From the listing below, extract every line containing "matplotlib".

#### ENTRIES ####

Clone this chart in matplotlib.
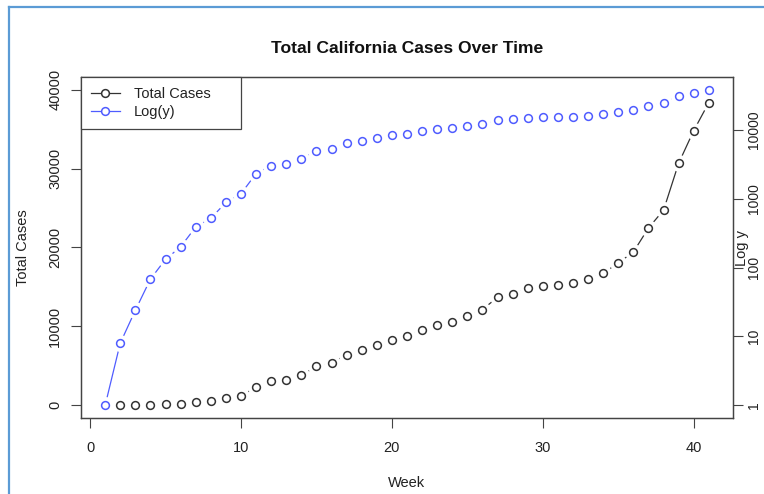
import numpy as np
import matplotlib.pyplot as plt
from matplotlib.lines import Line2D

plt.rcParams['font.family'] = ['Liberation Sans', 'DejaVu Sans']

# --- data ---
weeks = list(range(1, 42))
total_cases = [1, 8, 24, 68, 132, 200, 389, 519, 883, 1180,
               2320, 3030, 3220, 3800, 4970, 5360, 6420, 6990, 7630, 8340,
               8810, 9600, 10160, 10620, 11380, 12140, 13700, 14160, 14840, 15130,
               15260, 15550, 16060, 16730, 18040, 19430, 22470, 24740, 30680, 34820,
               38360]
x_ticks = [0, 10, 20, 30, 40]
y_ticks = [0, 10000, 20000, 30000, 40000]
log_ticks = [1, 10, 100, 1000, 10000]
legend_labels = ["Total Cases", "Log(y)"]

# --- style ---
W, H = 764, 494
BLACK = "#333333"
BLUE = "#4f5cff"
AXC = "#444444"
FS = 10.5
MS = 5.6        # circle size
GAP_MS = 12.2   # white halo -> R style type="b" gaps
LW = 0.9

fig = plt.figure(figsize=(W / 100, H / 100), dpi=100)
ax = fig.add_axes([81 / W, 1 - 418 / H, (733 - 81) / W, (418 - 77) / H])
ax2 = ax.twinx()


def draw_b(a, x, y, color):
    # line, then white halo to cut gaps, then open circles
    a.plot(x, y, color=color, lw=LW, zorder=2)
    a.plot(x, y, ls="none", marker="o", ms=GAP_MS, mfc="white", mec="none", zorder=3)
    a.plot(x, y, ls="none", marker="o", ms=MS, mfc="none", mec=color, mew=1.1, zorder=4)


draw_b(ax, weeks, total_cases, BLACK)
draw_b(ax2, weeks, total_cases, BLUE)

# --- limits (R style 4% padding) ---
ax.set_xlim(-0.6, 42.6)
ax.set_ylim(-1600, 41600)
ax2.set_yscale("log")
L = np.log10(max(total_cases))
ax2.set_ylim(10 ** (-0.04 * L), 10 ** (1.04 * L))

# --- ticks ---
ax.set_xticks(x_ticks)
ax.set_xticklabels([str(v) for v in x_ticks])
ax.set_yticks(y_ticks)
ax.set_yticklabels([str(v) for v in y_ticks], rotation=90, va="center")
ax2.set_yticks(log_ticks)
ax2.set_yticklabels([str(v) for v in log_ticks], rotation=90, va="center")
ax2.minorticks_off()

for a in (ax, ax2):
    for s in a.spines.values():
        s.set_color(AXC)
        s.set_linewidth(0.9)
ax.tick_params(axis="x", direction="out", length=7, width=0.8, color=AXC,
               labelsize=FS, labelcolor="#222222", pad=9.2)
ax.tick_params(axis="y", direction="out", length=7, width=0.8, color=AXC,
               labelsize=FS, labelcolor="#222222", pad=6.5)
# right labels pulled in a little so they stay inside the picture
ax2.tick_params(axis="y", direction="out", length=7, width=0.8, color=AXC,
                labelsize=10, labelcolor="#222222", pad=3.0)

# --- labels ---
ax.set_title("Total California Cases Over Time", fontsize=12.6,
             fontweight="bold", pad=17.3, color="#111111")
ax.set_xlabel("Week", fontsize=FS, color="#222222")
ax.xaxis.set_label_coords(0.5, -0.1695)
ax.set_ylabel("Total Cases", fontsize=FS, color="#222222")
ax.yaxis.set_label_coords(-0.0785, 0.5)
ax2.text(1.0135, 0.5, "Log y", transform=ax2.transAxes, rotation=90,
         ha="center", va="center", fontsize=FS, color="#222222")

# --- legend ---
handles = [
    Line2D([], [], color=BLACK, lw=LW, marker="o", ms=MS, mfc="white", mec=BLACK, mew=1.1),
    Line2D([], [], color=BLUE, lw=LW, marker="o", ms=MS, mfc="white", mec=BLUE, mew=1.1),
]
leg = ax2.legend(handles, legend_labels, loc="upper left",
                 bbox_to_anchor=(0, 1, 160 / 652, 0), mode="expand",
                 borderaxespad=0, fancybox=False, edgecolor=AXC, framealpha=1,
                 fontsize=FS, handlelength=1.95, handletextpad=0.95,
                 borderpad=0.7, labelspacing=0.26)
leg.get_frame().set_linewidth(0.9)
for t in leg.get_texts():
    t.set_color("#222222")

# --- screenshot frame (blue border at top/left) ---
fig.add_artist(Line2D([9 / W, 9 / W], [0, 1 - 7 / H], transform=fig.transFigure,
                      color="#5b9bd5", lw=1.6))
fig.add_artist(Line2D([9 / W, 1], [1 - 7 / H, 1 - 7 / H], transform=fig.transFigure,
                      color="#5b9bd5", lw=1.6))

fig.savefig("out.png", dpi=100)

####
#### ENTRIES ####

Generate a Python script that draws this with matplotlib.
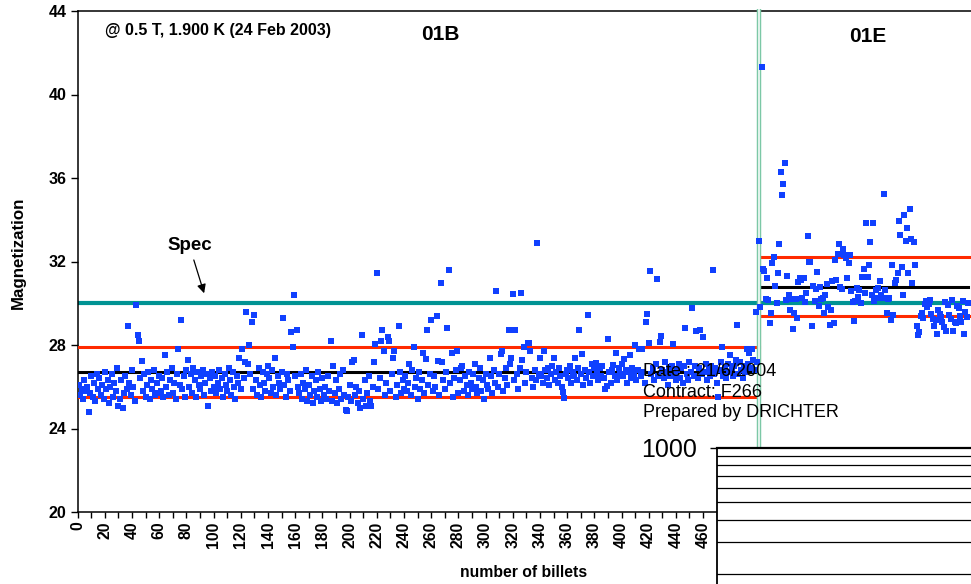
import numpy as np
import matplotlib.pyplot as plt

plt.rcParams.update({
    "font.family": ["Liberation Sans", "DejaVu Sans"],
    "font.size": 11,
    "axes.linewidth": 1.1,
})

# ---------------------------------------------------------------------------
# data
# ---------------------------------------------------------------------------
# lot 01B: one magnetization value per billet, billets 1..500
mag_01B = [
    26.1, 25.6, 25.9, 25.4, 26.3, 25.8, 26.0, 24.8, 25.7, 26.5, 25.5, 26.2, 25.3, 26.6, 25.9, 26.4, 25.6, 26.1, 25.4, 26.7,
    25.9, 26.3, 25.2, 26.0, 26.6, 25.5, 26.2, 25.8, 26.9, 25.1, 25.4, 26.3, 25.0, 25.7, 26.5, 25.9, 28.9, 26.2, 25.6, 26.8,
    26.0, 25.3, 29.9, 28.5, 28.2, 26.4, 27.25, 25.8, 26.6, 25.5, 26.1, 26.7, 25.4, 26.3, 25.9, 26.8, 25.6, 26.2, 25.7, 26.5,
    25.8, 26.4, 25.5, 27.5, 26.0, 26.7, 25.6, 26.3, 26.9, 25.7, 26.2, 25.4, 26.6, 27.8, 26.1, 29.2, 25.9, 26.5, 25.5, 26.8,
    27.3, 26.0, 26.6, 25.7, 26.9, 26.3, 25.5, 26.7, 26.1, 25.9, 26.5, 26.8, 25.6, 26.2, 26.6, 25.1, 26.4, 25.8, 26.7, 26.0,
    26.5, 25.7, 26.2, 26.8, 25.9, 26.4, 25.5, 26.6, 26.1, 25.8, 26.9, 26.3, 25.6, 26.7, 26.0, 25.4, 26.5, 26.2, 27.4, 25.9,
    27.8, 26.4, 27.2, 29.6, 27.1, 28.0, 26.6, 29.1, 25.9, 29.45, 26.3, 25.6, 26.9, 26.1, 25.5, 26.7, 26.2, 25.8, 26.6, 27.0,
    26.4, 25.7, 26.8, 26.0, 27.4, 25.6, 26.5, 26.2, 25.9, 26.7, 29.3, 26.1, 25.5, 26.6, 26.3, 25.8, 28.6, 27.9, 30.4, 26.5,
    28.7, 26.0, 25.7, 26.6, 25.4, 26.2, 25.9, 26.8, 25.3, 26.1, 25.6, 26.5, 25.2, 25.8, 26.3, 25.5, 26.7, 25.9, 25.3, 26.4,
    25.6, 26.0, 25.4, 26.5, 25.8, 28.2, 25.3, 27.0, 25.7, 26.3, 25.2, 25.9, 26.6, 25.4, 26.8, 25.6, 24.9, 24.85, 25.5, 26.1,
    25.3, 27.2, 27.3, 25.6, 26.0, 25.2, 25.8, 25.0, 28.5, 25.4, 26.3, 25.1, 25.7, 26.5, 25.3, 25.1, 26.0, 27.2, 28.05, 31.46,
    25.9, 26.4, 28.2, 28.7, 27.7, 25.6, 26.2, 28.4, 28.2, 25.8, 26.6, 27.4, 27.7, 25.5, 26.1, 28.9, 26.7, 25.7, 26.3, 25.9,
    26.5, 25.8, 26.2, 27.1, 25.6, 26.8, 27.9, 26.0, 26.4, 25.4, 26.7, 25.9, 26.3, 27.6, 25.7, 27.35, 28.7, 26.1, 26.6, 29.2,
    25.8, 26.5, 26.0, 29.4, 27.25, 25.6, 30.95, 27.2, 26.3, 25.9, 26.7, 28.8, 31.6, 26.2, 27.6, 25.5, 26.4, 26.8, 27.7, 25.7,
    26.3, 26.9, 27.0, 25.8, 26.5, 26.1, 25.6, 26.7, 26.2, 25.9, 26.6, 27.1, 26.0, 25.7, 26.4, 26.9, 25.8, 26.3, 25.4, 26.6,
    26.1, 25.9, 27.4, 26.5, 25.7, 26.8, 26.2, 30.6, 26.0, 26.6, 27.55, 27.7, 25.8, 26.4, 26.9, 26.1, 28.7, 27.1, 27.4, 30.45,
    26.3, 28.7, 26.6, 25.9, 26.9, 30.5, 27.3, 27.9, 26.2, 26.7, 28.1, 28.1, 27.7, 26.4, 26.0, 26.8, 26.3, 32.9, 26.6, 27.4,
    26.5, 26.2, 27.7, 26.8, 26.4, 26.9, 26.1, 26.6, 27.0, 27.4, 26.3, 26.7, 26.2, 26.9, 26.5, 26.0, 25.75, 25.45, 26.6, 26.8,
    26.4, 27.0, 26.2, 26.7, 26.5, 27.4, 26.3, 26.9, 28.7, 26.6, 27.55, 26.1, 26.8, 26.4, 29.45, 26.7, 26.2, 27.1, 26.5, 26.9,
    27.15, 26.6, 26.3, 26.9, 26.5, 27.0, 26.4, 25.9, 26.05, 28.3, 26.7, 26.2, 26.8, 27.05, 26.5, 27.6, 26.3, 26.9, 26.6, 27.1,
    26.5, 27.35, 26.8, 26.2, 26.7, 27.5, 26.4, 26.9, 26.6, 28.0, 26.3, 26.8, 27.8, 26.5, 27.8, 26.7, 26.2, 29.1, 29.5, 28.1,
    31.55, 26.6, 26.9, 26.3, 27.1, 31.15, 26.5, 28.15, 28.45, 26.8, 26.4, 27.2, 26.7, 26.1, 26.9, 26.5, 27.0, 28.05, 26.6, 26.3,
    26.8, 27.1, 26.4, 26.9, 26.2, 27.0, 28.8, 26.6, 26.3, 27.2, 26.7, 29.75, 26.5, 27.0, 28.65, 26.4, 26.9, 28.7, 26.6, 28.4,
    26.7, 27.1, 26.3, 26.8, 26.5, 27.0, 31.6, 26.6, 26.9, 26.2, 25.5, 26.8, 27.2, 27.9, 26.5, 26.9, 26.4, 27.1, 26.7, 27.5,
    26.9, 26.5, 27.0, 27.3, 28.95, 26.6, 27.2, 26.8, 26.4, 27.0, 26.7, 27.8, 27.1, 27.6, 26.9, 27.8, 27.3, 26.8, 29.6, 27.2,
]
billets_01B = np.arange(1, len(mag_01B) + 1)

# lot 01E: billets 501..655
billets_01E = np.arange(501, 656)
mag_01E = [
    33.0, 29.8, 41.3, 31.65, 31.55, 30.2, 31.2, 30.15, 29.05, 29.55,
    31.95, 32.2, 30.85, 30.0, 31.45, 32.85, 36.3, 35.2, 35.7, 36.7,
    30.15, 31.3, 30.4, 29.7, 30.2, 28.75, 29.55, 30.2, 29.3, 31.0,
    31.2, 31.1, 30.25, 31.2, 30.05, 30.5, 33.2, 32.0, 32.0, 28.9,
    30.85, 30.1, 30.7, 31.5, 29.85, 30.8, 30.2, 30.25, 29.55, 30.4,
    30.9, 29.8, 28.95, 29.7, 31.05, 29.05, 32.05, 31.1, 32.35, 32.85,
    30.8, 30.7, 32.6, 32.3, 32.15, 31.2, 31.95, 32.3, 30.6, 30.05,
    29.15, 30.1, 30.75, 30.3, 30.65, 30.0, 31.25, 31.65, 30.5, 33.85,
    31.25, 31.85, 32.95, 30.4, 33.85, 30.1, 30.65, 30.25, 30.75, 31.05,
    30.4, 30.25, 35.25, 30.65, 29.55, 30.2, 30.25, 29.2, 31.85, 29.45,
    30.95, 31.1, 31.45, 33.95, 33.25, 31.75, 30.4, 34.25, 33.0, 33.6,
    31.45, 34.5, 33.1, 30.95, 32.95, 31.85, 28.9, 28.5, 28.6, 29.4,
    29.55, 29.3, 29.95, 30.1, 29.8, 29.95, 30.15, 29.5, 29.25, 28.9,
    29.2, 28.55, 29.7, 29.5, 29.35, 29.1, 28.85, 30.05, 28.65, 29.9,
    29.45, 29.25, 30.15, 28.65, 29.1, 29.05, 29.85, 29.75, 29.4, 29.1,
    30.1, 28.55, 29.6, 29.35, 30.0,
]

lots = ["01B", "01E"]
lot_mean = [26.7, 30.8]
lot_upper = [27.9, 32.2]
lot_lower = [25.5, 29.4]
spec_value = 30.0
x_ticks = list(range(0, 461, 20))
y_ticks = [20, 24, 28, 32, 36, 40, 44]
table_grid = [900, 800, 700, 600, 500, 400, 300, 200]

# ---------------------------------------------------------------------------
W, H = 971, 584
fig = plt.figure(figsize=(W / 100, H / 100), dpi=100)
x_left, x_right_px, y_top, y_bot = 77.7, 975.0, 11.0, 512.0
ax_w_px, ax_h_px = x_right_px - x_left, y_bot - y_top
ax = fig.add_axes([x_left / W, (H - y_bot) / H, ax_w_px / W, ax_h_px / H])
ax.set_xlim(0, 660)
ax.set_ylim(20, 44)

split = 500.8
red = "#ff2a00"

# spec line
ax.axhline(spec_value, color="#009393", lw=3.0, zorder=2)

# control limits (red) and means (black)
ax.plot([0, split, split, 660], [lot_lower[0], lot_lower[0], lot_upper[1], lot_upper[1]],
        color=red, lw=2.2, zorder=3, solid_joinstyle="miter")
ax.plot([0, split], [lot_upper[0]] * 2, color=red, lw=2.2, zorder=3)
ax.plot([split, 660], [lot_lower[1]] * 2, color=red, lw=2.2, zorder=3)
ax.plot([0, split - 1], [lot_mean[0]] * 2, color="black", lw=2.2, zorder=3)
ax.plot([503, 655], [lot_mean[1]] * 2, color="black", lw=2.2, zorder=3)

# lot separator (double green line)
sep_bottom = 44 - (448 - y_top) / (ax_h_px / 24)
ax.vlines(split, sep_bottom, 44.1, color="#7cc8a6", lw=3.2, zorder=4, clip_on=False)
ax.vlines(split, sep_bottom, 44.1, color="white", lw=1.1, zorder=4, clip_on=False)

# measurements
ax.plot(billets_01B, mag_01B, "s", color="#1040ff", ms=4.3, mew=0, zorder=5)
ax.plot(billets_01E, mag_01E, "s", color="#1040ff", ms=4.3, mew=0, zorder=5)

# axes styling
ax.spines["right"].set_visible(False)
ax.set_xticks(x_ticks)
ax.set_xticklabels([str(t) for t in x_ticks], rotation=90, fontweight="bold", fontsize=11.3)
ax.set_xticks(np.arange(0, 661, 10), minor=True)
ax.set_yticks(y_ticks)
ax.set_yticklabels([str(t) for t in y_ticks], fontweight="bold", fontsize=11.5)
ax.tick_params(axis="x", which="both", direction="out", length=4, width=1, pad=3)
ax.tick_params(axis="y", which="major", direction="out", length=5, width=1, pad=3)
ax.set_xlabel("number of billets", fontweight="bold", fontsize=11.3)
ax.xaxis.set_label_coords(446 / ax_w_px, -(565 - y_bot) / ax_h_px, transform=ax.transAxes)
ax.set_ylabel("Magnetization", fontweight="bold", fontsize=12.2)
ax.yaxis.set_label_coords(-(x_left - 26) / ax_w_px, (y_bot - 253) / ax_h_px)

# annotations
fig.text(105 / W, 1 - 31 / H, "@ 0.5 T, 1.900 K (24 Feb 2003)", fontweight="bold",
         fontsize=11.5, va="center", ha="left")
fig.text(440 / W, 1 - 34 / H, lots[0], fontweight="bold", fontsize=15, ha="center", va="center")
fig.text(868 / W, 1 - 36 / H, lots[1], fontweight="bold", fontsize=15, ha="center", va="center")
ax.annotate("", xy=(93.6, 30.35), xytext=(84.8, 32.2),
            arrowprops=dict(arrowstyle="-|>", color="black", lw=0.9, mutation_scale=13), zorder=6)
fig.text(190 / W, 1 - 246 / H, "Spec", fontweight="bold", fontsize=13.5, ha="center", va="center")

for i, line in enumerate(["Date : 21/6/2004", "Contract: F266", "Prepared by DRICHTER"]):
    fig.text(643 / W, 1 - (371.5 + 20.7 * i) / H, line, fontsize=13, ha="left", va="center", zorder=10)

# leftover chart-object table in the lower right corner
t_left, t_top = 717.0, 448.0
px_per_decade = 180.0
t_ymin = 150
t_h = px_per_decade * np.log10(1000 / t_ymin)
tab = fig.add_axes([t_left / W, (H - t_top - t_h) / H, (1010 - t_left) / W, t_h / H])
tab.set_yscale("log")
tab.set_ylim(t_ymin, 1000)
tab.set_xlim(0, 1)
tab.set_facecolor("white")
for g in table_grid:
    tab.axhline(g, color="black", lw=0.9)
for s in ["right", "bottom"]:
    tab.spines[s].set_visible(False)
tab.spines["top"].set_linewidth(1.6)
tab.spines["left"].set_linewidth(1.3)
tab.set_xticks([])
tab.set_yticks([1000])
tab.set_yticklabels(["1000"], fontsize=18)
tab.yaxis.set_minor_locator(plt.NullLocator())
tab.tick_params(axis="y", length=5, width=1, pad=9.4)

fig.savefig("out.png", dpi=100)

####

## [TASK RESPONSE]
Clone this chart in matplotlib.
import matplotlib.pyplot as plt
from matplotlib.lines import Line2D
Generate a Python script that draws this with matplotlib.
import matplotlib.pyplot as plt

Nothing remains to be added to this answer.